Restate the complete material exactly.

## Dataset records
"""
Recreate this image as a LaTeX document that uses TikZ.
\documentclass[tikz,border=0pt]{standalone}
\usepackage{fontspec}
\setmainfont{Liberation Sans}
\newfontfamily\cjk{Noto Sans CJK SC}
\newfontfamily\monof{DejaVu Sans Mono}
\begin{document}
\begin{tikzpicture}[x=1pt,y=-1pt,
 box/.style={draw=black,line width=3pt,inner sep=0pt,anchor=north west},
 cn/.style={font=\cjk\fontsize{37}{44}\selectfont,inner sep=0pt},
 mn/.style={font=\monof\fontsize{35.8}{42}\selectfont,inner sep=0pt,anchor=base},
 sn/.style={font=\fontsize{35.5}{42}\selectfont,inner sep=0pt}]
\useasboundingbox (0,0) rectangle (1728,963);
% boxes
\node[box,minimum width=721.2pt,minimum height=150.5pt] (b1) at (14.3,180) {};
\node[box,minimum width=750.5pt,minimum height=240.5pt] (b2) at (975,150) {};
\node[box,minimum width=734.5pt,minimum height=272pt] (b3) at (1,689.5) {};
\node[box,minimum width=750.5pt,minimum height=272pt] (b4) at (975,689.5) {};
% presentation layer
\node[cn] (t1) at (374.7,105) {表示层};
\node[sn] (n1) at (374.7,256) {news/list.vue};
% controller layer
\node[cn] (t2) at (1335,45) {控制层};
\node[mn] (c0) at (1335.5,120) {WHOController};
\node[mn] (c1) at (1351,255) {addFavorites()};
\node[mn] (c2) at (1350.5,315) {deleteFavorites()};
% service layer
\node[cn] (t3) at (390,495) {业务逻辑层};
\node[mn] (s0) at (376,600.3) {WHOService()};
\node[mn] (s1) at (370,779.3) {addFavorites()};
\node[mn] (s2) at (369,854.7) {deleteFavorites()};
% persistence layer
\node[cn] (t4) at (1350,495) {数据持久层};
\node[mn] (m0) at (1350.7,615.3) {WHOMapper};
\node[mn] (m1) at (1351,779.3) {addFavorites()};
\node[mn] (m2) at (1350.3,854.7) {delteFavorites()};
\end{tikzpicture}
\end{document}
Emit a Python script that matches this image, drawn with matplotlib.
"""
## Response to this exercise
Recreate this image as a LaTeX document that uses TikZ.
\documentclass[tikz,border=0pt]{standalone}
\usepackage{fontspec}
\setmainfont{Liberation Sans}
\newfontfamily\cjk{Noto Sans CJK SC}
\newfontfamily\monof{DejaVu Sans Mono}
\begin{document}
\begin{tikzpicture}[x=1pt,y=-1pt,
 box/.style={draw=black,line width=3pt,inner sep=0pt,anchor=north west},
 cn/.style={font=\cjk\fontsize{37}{44}\selectfont,inner sep=0pt},
 mn/.style={font=\monof\fontsize{35.8}{42}\selectfont,inner sep=0pt,anchor=base},
 sn/.style={font=\fontsize{35.5}{42}\selectfont,inner sep=0pt}]
\useasboundingbox (0,0) rectangle (1728,963);
% boxes
\node[box,minimum width=721.2pt,minimum height=150.5pt] (b1) at (14.3,180) {};
\node[box,minimum width=750.5pt,minimum height=240.5pt] (b2) at (975,150) {};
\node[box,minimum width=734.5pt,minimum height=272pt] (b3) at (1,689.5) {};
\node[box,minimum width=750.5pt,minimum height=272pt] (b4) at (975,689.5) {};
% presentation layer
\node[cn] (t1) at (374.7,105) {表示层};
\node[sn] (n1) at (374.7,256) {news/list.vue};
% controller layer
\node[cn] (t2) at (1335,45) {控制层};
\node[mn] (c0) at (1335.5,120) {WHOController};
\node[mn] (c1) at (1351,255) {addFavorites()};
\node[mn] (c2) at (1350.5,315) {deleteFavorites()};
% service layer
\node[cn] (t3) at (390,495) {业务逻辑层};
\node[mn] (s0) at (376,600.3) {WHOService()};
\node[mn] (s1) at (370,779.3) {addFavorites()};
\node[mn] (s2) at (369,854.7) {deleteFavorites()};
% persistence layer
\node[cn] (t4) at (1350,495) {数据持久层};
\node[mn] (m0) at (1350.7,615.3) {WHOMapper};
\node[mn] (m1) at (1351,779.3) {addFavorites()};
\node[mn] (m2) at (1350.3,854.7) {delteFavorites()};
\end{tikzpicture}
\end{document}
Emit a Python script that matches this image, drawn with matplotlib.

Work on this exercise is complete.